這并非盲目而動。商務部研究院副研究員梅新育向《環球企業家》指出,中國與比利時簽署的相關保護協議是平安獲得賠償的法律依據。梅新育援引的保護投資者協議,為1984年中國和比利時在布魯塞爾簽署的《中華人民共和國政府和比利時—盧森堡經濟聯盟關于相互鼓勵和保護投資協定的議定書》。
該《協定書》第四條規定,為了安全或公共利益的需要,締約一方可對締約另一方的投資者在其領土內的投資采取征收、國有化或其它類似措施。但措施應是依照國內法律程序所采取的,且與對第三國投資和投資者所采取的措施相比,是非歧視性的。更為關鍵的是,這種措施應伴有對補償支付的規定。

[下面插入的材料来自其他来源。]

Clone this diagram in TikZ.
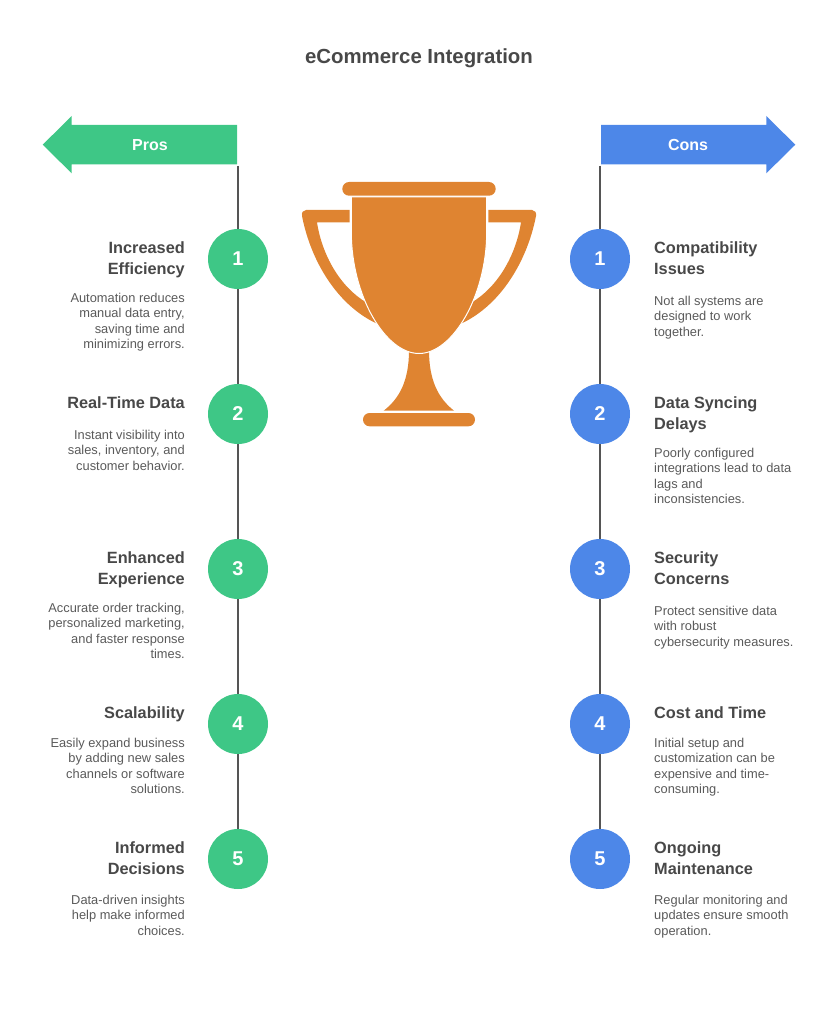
\documentclass[tikz,border=0pt]{standalone}
\usepackage{fontspec}
\setmainfont{Liberation Sans}
\definecolor{prosgreen}{HTML}{3EC786}
\definecolor{consblue}{HTML}{4D87E8}
\definecolor{cuporange}{HTML}{DF8431}
\definecolor{headgray}{HTML}{484848}
\definecolor{bodygray}{HTML}{5A5A5A}
\definecolor{linegray}{HTML}{555555}
\tikzset{
  num/.style={circle,minimum size=60pt,inner sep=0pt,text=white,font=\bfseries\fontsize{20}{24}\selectfont},
  pronum/.style={num,fill=prosgreen},
  connum/.style={num,fill=consblue},
  spine/.style={draw=linegray,line width=1.8pt},
  arrowtext/.style={text=white,inner sep=0pt,font=\bfseries\fontsize{16}{20}\selectfont},
  head/.style={text=headgray,inner sep=0pt,font=\bfseries\fontsize{16.3}{20.6}\selectfont},
  prohead/.style={head,anchor=north east,align=right},
  conhead/.style={head,anchor=north west,align=left},
  body/.style={text=bodygray,inner sep=0pt,font=\fontsize{12.85}{15.4}\selectfont},
  probody/.style={body,anchor=north east,align=right},
  conbody/.style={body,anchor=north west,align=left},
  cup/.style={fill=cuporange,draw=none},
  cupbowl/.style={fill=cuporange,draw=white,line width=1pt}
}
\begin{document}
\begin{tikzpicture}[x=1pt,y=-1pt]
\useasboundingbox (0,0) rectangle (838,1024);
\node[head,font=\bfseries\fontsize{20.4}{24}\selectfont] (title) at (419,58) {eCommerce Integration};
% arrows
\fill[prosgreen] (237,125) -- (71.7,125) -- (71.7,116) -- (42.7,144.7) -- (71.7,173.3) -- (71.7,164.3) -- (237,164.3) -- cycle;
\fill[consblue] (601,125) -- (766.3,125) -- (766.3,116) -- (795.3,144.7) -- (766.3,173.3) -- (766.3,164.3) -- (601,164.3) -- cycle;
\node[arrowtext] (prolabel) at (150,145) {Pros};
\node[arrowtext] (conlabel) at (688,145) {Cons};
\coordinate (protop) at (238,166);
\coordinate (contop) at (600,166);
% circles
\node[pronum] (p1) at (238,259) {1};
\node[pronum] (p2) at (238,414) {2};
\node[pronum] (p3) at (238,569) {3};
\node[pronum] (p4) at (238,724) {4};
\node[pronum] (p5) at (238,859) {5};
\node[connum] (c1) at (600,259) {1};
\node[connum] (c2) at (600,414) {2};
\node[connum] (c3) at (600,569) {3};
\node[connum] (c4) at (600,724) {4};
\node[connum] (c5) at (600,859) {5};
\draw[spine] (protop) -- (p1);
\draw[spine] (p1) -- (p2);
\draw[spine] (p2) -- (p3);
\draw[spine] (p3) -- (p4);
\draw[spine] (p4) -- (p5);
\draw[spine] (contop) -- (c1);
\draw[spine] (c1) -- (c2);
\draw[spine] (c2) -- (c3);
\draw[spine] (c3) -- (c4);
\draw[spine] (c4) -- (c5);
% trophy
\fill[cup,rounded corners=6.8pt] (342.3,182) rectangle (495.7,195.7);
\fill[cup] (349.7,210) -- (306,210) .. controls (303,210) and (301.5,212.5) .. (302,216) .. controls (311,262) and (338,306) .. (377.7,324) -- (366.7,302.7) .. controls (340,287) and (322,255) .. (317,222.3) -- (349.7,222.3) -- cycle;
\fill[cup] (488.3,210) -- (532,210) .. controls (535,210) and (536.5,212.5) .. (536,216) .. controls (527,262) and (500,306) .. (460.3,324) -- (471.3,302.7) .. controls (498,287) and (516,255) .. (521,222.3) -- (488.3,222.3) -- cycle;
\fill[cup] (409,350) -- (429,350) .. controls (429,380) and (438,398) .. (454,410.7) -- (383.7,410.7) .. controls (400,398) and (409,380) .. (409,350) -- cycle;
\draw[cupbowl] (351.3,197) -- (351.3,232) .. controls (351.3,295) and (385,353.5) .. (419,353.5) .. controls (453,353.5) and (486.7,295) .. (486.7,232) -- (486.7,197) -- cycle;
\fill[cup,rounded corners=6.6pt] (363,413) rectangle (475,426.3);
% left column
\node[prohead] (ph1) at (185,241.5) {Increased\\Efficiency};
\node[probody] (pb1) at (185,293) {Automation reduces\\manual data entry,\\saving time and\\minimizing errors.};
\node[prohead] (ph2) at (185,396.5) {Real-Time Data};
\node[probody] (pb2) at (185,430) {Instant visibility into\\sales, inventory, and\\customer behavior.};
\node[prohead] (ph3) at (185,551.5) {Enhanced\\Experience};
\node[probody] (pb3) at (185,603) {Accurate order tracking,\\personalized marketing,\\and faster response\\times.};
\node[prohead] (ph4) at (185,706.5) {Scalability};
\node[probody] (pb4) at (185,738) {Easily expand business\\by adding new sales\\channels or software\\solutions.};
\node[prohead] (ph5) at (185,841.5) {Informed\\Decisions};
\node[probody] (pb5) at (185,895) {Data-driven insights\\help make informed\\choices.};
% right column
\node[conhead] (ch1) at (654,241.5) {Compatibility\\Issues};
\node[conbody] (cb1) at (654,296) {Not all systems are\\designed to work\\together.};
\node[conhead] (ch2) at (654,396.5) {Data Syncing\\Delays};
\node[conbody] (cb2) at (654,448) {Poorly configured\\integrations lead to data\\lags and\\inconsistencies.};
\node[conhead] (ch3) at (654,551.5) {Security\\Concerns};
\node[conbody] (cb3) at (654,606) {Protect sensitive data\\with robust\\cybersecurity measures.};
\node[conhead] (ch4) at (654,706.5) {Cost and Time};
\node[conbody] (cb4) at (654,738) {Initial setup and\\customization can be\\expensive and time-\\consuming.};
\node[conhead] (ch5) at (654,841.5) {Ongoing\\Maintenance};
\node[conbody] (cb5) at (654,895) {Regular monitoring and\\updates ensure smooth\\operation.};
\end{tikzpicture}
\end{document}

梅新育認為,比利時政府和荷蘭政府的征收行為違反了其本國的法律,既沒有征求富通集團股東的意見,甚至也沒有取得富通集團董事會的正式授權,從頭到尾都是荷蘭和比利時政府一手包辦,只在交易談完了之后才拿著現成的文件,協迫富通的董事會來簽字。
如果以摩根大通收購貝爾斯登為參照,這個過程也并不令人信服。最初摩根大通出價很低,結果在股東大會上,貝爾斯登的股東否決了摩根大通的收購報告,后來摩根大通大幅度地提高了收購價格,才使收購最終完成。北京資深證券律師張國棟向《環球企業家》指出,相對于摩根大通的公司身份,比利時與荷蘭出于公共利益都有權利將私人公司收歸國有。比利時政府在緊急狀況下未經富通董事會表決同意的行為,從法律上看并無過錯。
因此,平安明智的選擇是不糾纏于比荷政府的行為是否合法,而是追討《協定書》規定的“補償支付”。據本刊了解,談判雙方彼此對賠償的數額爭議很大,平安尚不能接受比利時政府象征性的賠償方案,但賠償應已成雙方共識。
不過在華興資本首席執行官包凡看來,任何危機下的金融糾紛都會上升到政治層面,比利時政府無疑會優先賠償當地投資者,以消除金融危機對社會的震蕩。平安冀望得到理想的賠償,取決于商務部通過外交途徑的談判力度有多大。而在中國與歐洲關系近來陷入僵局、中歐對話被推遲的情況下,鑒于平安集團并非國有控股企業,包凡對此持悲觀態度。“無論平安追償是否成功,平安投資富通的教訓都值得認真總結。當初投資富通是否考慮到了政治和法律的系統風險?”包凡問道。